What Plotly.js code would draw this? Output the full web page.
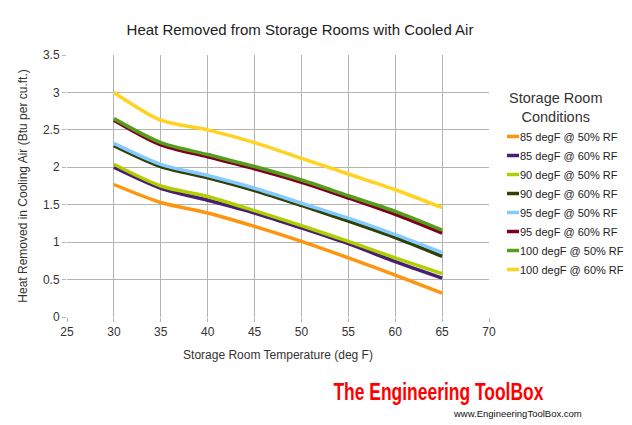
<!DOCTYPE html>
<html>
<head>
<meta charset="utf-8">
<script src="https://cdn.plot.ly/plotly-3.0.1.min.js"></script>
<style>
  html, body { margin: 0; padding: 0; background: #fff; }
  #chart { width: 632px; height: 425px; }
</style>
</head>
<body>
<div id="chart"></div>
<script>
// Storage room temperature (deg F)
const temperatures = [30, 35, 40, 45, 50, 55, 60, 65];

// Heat removed in cooling air (Btu per cu.ft.) for each outdoor condition
const seriesNames = [
  "85 degF @ 50% RF",
  "85 degF @ 60% RF",
  "90 degF @ 50% RF",
  "90 degF @ 60% RF",
  "95 degF @ 50% RF",
  "95 degF @ 60% RF",
  "100 degF @ 50% RF",
  "100 degF @ 60% RF"
];
const heat85at50  = [1.77, 1.53, 1.39, 1.21, 1.01, 0.79, 0.56, 0.32];
const heat85at60  = [2.00, 1.72, 1.56, 1.39, 1.19, 0.98, 0.74, 0.52];
const heat90at50  = [2.04, 1.75, 1.61, 1.42, 1.22, 1.01, 0.79, 0.58];
const heat90at60  = [2.29, 2.01, 1.86, 1.69, 1.49, 1.28, 1.06, 0.81];
const heat95at50  = [2.32, 2.04, 1.89, 1.72, 1.52, 1.32, 1.10, 0.86];
const heat95at60  = [2.63, 2.30, 2.14, 1.98, 1.80, 1.59, 1.37, 1.12];
const heat100at50 = [2.65, 2.33, 2.17, 2.01, 1.83, 1.62, 1.41, 1.16];
const heat100at60 = [3.00, 2.63, 2.50, 2.33, 2.12, 1.91, 1.70, 1.46];

const seriesValues = [heat85at50, heat85at60, heat90at50, heat90at60,
                      heat95at50, heat95at60, heat100at50, heat100at60];
const seriesColors = ["#ff950e", "#4b1f6f", "#aecf00", "#314004",
                      "#83caff", "#7e0021", "#579d1c", "#ffd320"];

const traces = seriesNames.map((name, i) => ({
  type: "scatter",
  mode: "lines",
  name: name,
  x: temperatures,
  y: seriesValues[i],
  line: { color: seriesColors[i], width: 3.5, shape: "spline", smoothing: 0.8 }
}));

const font = "Liberation Sans, Arial, sans-serif";

// plot area in pixels: x 67..489, y 55..317
const W = 632, H = 425;
const plotL = 67, plotR = 489, plotT = 55, plotB = 317;
const px = v => (v - plotL) / (plotR - plotL);
const py = v => (plotB - v) / (plotB - plotT);

const layout = {
  width: W,
  height: H,
  margin: { l: plotL, r: W - plotR, t: plotT, b: H - plotB, autoexpand: false },
  paper_bgcolor: "#ffffff",
  plot_bgcolor: "#ffffff",
  font: { family: font, size: 12, color: "#333333" },
  title: {
    text: "Heat Removed from Storage Rooms with Cooled Air",
    font: { family: font, size: 15, color: "#222222" },
    x: 300 / W, xanchor: "center",
    y: 1 - 30 / H, yanchor: "middle"
  },
  xaxis: {
    range: [25, 70],
    tick0: 25, dtick: 5,
    showgrid: true, gridcolor: "#b3b3b3", gridwidth: 1,
    zeroline: false, showline: false,
    ticks: "outside", ticklen: 4, tickcolor: "#b3b3b3",
    tickfont: { family: font, size: 12, color: "#333333" },
    title: { text: "Storage Room Temperature (deg F)", font: { family: font, size: 12, color: "#333333" }, standoff: 12 },
    fixedrange: true
  },
  yaxis: {
    range: [0, 3.5],
    tick0: 0, dtick: 0.5,
    showgrid: true, gridcolor: "#b3b3b3", gridwidth: 1,
    zeroline: false, showline: false,
    ticks: "outside", ticklen: 4, tickcolor: "#b3b3b3",
    tickfont: { family: font, size: 12, color: "#333333" },
    title: { text: "Heat Removed in Cooling Air (Btu per cu.ft.)", font: { family: font, size: 12, color: "#333333" }, standoff: 12 },
    fixedrange: true
  },
  legend: {
    x: px(480), xanchor: "left",
    y: py(122), yanchor: "top",
    bgcolor: "rgba(0,0,0,0)",
    font: { family: font, size: 11, color: "#222222" },
    tracegroupgap: 0,
    itemwidth: 30
  },
  showlegend: true,
  annotations: [
    {
      xref: "paper", yref: "paper",
      x: px(556), xanchor: "center",
      y: py(107), yanchor: "middle",
      text: "Storage Room<br>Conditions",
      showarrow: false,
      font: { family: font, size: 14.5, color: "#333333" }
    },
    {
      xref: "paper", yref: "paper",
      x: px(438), xanchor: "center",
      y: py(392), yanchor: "middle",
      text: "<b>The Engineering ToolBox</b>",
      showarrow: false,
      font: { family: font, size: 23, color: "#ff0000" }
    },
    {
      xref: "paper", yref: "paper",
      x: px(451), xanchor: "left",
      y: py(413), yanchor: "middle",
      text: "www.EngineeringToolBox.com",
      showarrow: false,
      font: { family: font, size: 9.5, color: "#111111" }
    }
  ]
};

Plotly.newPlot("chart", traces, layout, { displayModeBar: false, staticPlot: true }).then(gd => {
  // short legend swatches sitting right before the labels
  gd.querySelectorAll(".legend .legendlines path").forEach(p => p.setAttribute("d", "M27,0h12"));
  // condensed logo lettering
  const logo = gd.querySelectorAll(".annotation-text")[1];
  if (logo) {
    logo.setAttribute("textLength", "210");
    logo.setAttribute("lengthAdjust", "spacingAndGlyphs");
  }
});
</script>
</body>
</html>
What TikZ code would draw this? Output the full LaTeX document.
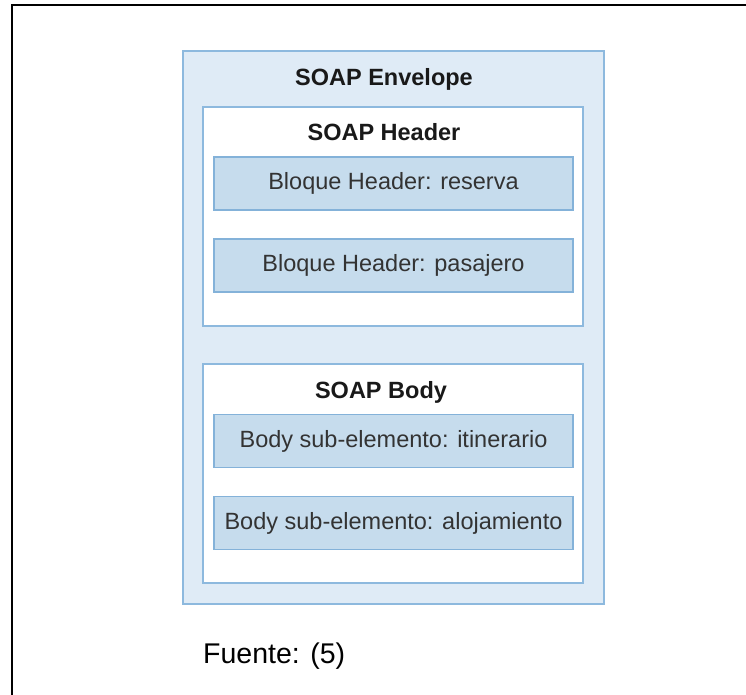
\documentclass[tikz,border=0pt]{standalone}
\usepackage{fontspec}
\setmainfont{Liberation Sans}
\definecolor{envfill}{HTML}{DFEBF6}
\definecolor{boxline}{HTML}{8DB9DE}
\definecolor{blockfill}{HTML}{C6DCED}
\definecolor{blockline}{HTML}{84B2D9}
\definecolor{txt}{HTML}{333333}
\tikzset{
  envbox/.style={draw=boxline, fill=envfill, line width=1.5pt, inner sep=0pt},
  partbox/.style={draw=boxline, fill=white, line width=1.5pt, inner sep=0pt},
  blockbox/.style={draw=blockline, fill=blockfill, line width=1.5pt, inner sep=0pt,
    minimum width=359pt, minimum height=53pt, text=txt,
    font=\fontsize{23.5}{27}\selectfont},
  title/.style={anchor=base, inner sep=0pt, text=black!90,
    font=\bfseries\fontsize{23.5}{27}\selectfont},
  frameline/.style={line width=2pt, black}
}
\begin{document}
\begin{tikzpicture}[x=1pt, y=-1pt]
\useasboundingbox (0,0) rectangle (746,695);
% page frame (top and left edges)
\coordinate (fr1) at (746,5.5);
\coordinate (fr2) at (11.5,5.5);
\coordinate (fr3) at (11.5,695);
\draw[frameline] (fr1) -- (fr2) -- (fr3);
% envelope
\node[envbox, minimum width=421pt, minimum height=553pt] (env) at (393.5,327.5) {};
\node[title] (envT) at (384,86) {SOAP Envelope};
% header
\node[partbox, minimum width=380pt, minimum height=219pt] (hdr) at (393,216.5) {};
\node[title] (hdrT) at (384,141) {SOAP Header};
\node[blockbox] (b1) at (393.5,183.5) {Bloque Header: reserva};
\node[blockbox] (b2) at (393.5,265.5) {Bloque Header: pasajero};
% body
\node[partbox, minimum width=380pt, minimum height=219pt] (bdy) at (393,473.5) {};
\node[title] (bdyT) at (381,398) {SOAP Body};
\node[blockbox] (b3) at (393.5,441) {Body sub-elemento: itinerario};
\node[blockbox] (b4) at (393.5,523) {Body sub-elemento: alojamiento};
% source note
\node[anchor=base west, inner sep=0pt, font=\fontsize{28.5}{33}\selectfont] (src) at (203,663) {Fuente: (5)};
\end{tikzpicture}
\end{document}
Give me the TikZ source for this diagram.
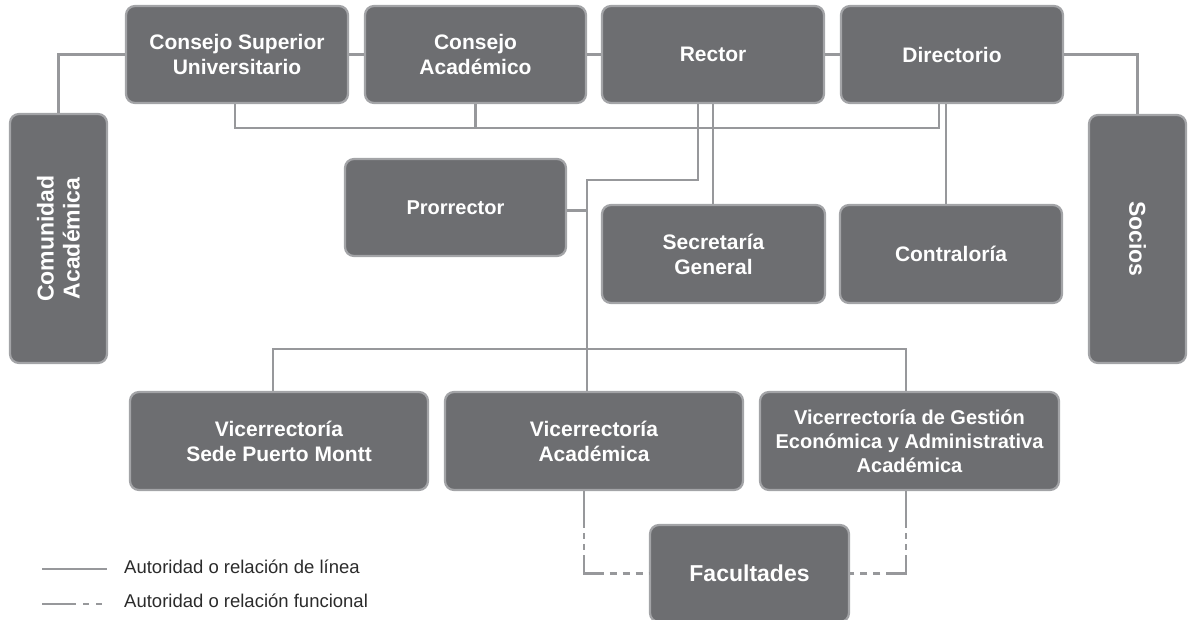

•••••

__What is needed__: Write out all the entries word for word, but skip any images.

__The result__:
What Plotly.js code would draw this? Output the full web page.
<!DOCTYPE html>
<html>
<head>
<meta charset="utf-8">
<script src="https://cdn.plot.ly/plotly-3.0.1.min.js"></script>
<style>
  html, body { margin: 0; padding: 0; background: #fff; }
  #chart { width: 632px; height: 425px; }
</style>
</head>
<body>
<div id="chart"></div>
<script>
// Storage room temperature (deg F)
const temperatures = [30, 35, 40, 45, 50, 55, 60, 65];

// Heat removed in cooling air (Btu per cu.ft.) for each outdoor condition
const seriesNames = [
  "85 degF @ 50% RF",
  "85 degF @ 60% RF",
  "90 degF @ 50% RF",
  "90 degF @ 60% RF",
  "95 degF @ 50% RF",
  "95 degF @ 60% RF",
  "100 degF @ 50% RF",
  "100 degF @ 60% RF"
];
const heat85at50  = [1.77, 1.53, 1.39, 1.21, 1.01, 0.79, 0.56, 0.32];
const heat85at60  = [2.00, 1.72, 1.56, 1.39, 1.19, 0.98, 0.74, 0.52];
const heat90at50  = [2.04, 1.75, 1.61, 1.42, 1.22, 1.01, 0.79, 0.58];
const heat90at60  = [2.29, 2.01, 1.86, 1.69, 1.49, 1.28, 1.06, 0.81];
const heat95at50  = [2.32, 2.04, 1.89, 1.72, 1.52, 1.32, 1.10, 0.86];
const heat95at60  = [2.63, 2.30, 2.14, 1.98, 1.80, 1.59, 1.37, 1.12];
const heat100at50 = [2.65, 2.33, 2.17, 2.01, 1.83, 1.62, 1.41, 1.16];
const heat100at60 = [3.00, 2.63, 2.50, 2.33, 2.12, 1.91, 1.70, 1.46];

const seriesValues = [heat85at50, heat85at60, heat90at50, heat90at60,
                      heat95at50, heat95at60, heat100at50, heat100at60];
const seriesColors = ["#ff950e", "#4b1f6f", "#aecf00", "#314004",
                      "#83caff", "#7e0021", "#579d1c", "#ffd320"];

const traces = seriesNames.map((name, i) => ({
  type: "scatter",
  mode: "lines",
  name: name,
  x: temperatures,
  y: seriesValues[i],
  line: { color: seriesColors[i], width: 3.5, shape: "spline", smoothing: 0.8 }
}));

const font = "Liberation Sans, Arial, sans-serif";

// plot area in pixels: x 67..489, y 55..317
const W = 632, H = 425;
const plotL = 67, plotR = 489, plotT = 55, plotB = 317;
const px = v => (v - plotL) / (plotR - plotL);
const py = v => (plotB - v) / (plotB - plotT);

const layout = {
  width: W,
  height: H,
  margin: { l: plotL, r: W - plotR, t: plotT, b: H - plotB, autoexpand: false },
  paper_bgcolor: "#ffffff",
  plot_bgcolor: "#ffffff",
  font: { family: font, size: 12, color: "#333333" },
  title: {
    text: "Heat Removed from Storage Rooms with Cooled Air",
    font: { family: font, size: 15, color: "#222222" },
    x: 300 / W, xanchor: "center",
    y: 1 - 30 / H, yanchor: "middle"
  },
  xaxis: {
    range: [25, 70],
    tick0: 25, dtick: 5,
    showgrid: true, gridcolor: "#b3b3b3", gridwidth: 1,
    zeroline: false, showline: false,
    ticks: "outside", ticklen: 4, tickcolor: "#b3b3b3",
    tickfont: { family: font, size: 12, color: "#333333" },
    title: { text: "Storage Room Temperature (deg F)", font: { family: font, size: 12, color: "#333333" }, standoff: 12 },
    fixedrange: true
  },
  yaxis: {
    range: [0, 3.5],
    tick0: 0, dtick: 0.5,
    showgrid: true, gridcolor: "#b3b3b3", gridwidth: 1,
    zeroline: false, showline: false,
    ticks: "outside", ticklen: 4, tickcolor: "#b3b3b3",
    tickfont: { family: font, size: 12, color: "#333333" },
    title: { text: "Heat Removed in Cooling Air (Btu per cu.ft.)", font: { family: font, size: 12, color: "#333333" }, standoff: 12 },
    fixedrange: true
  },
  legend: {
    x: px(480), xanchor: "left",
    y: py(122), yanchor: "top",
    bgcolor: "rgba(0,0,0,0)",
    font: { family: font, size: 11, color: "#222222" },
    tracegroupgap: 0,
    itemwidth: 30
  },
  showlegend: true,
  annotations: [
    {
      xref: "paper", yref: "paper",
      x: px(556), xanchor: "center",
      y: py(107), yanchor: "middle",
      text: "Storage Room<br>Conditions",
      showarrow: false,
      font: { family: font, size: 14.5, color: "#333333" }
    },
    {
      xref: "paper", yref: "paper",
      x: px(438), xanchor: "center",
      y: py(392), yanchor: "middle",
      text: "<b>The Engineering ToolBox</b>",
      showarrow: false,
      font: { family: font, size: 23, color: "#ff0000" }
    },
    {
      xref: "paper", yref: "paper",
      x: px(451), xanchor: "left",
      y: py(413), yanchor: "middle",
      text: "www.EngineeringToolBox.com",
      showarrow: false,
      font: { family: font, size: 9.5, color: "#111111" }
    }
  ]
};

Plotly.newPlot("chart", traces, layout, { displayModeBar: false, staticPlot: true }).then(gd => {
  // short legend swatches sitting right before the labels
  gd.querySelectorAll(".legend .legendlines path").forEach(p => p.setAttribute("d", "M27,0h12"));
  // condensed logo lettering
  const logo = gd.querySelectorAll(".annotation-text")[1];
  if (logo) {
    logo.setAttribute("textLength", "210");
    logo.setAttribute("lengthAdjust", "spacingAndGlyphs");
  }
});
</script>
</body>
</html>
What TikZ code would draw this? Output the full LaTeX document.
\documentclass[tikz,border=0pt]{standalone}
\usepackage{fontspec}
\setmainfont{Liberation Sans}
\definecolor{envfill}{HTML}{DFEBF6}
\definecolor{boxline}{HTML}{8DB9DE}
\definecolor{blockfill}{HTML}{C6DCED}
\definecolor{blockline}{HTML}{84B2D9}
\definecolor{txt}{HTML}{333333}
\tikzset{
  envbox/.style={draw=boxline, fill=envfill, line width=1.5pt, inner sep=0pt},
  partbox/.style={draw=boxline, fill=white, line width=1.5pt, inner sep=0pt},
  blockbox/.style={draw=blockline, fill=blockfill, line width=1.5pt, inner sep=0pt,
    minimum width=359pt, minimum height=53pt, text=txt,
    font=\fontsize{23.5}{27}\selectfont},
  title/.style={anchor=base, inner sep=0pt, text=black!90,
    font=\bfseries\fontsize{23.5}{27}\selectfont},
  frameline/.style={line width=2pt, black}
}
\begin{document}
\begin{tikzpicture}[x=1pt, y=-1pt]
\useasboundingbox (0,0) rectangle (746,695);
% page frame (top and left edges)
\coordinate (fr1) at (746,5.5);
\coordinate (fr2) at (11.5,5.5);
\coordinate (fr3) at (11.5,695);
\draw[frameline] (fr1) -- (fr2) -- (fr3);
% envelope
\node[envbox, minimum width=421pt, minimum height=553pt] (env) at (393.5,327.5) {};
\node[title] (envT) at (384,86) {SOAP Envelope};
% header
\node[partbox, minimum width=380pt, minimum height=219pt] (hdr) at (393,216.5) {};
\node[title] (hdrT) at (384,141) {SOAP Header};
\node[blockbox] (b1) at (393.5,183.5) {Bloque Header: reserva};
\node[blockbox] (b2) at (393.5,265.5) {Bloque Header: pasajero};
% body
\node[partbox, minimum width=380pt, minimum height=219pt] (bdy) at (393,473.5) {};
\node[title] (bdyT) at (381,398) {SOAP Body};
\node[blockbox] (b3) at (393.5,441) {Body sub-elemento: itinerario};
\node[blockbox] (b4) at (393.5,523) {Body sub-elemento: alojamiento};
% source note
\node[anchor=base west, inner sep=0pt, font=\fontsize{28.5}{33}\selectfont] (src) at (203,663) {Fuente: (5)};
\end{tikzpicture}
\end{document}
Give me the TikZ source for this diagram.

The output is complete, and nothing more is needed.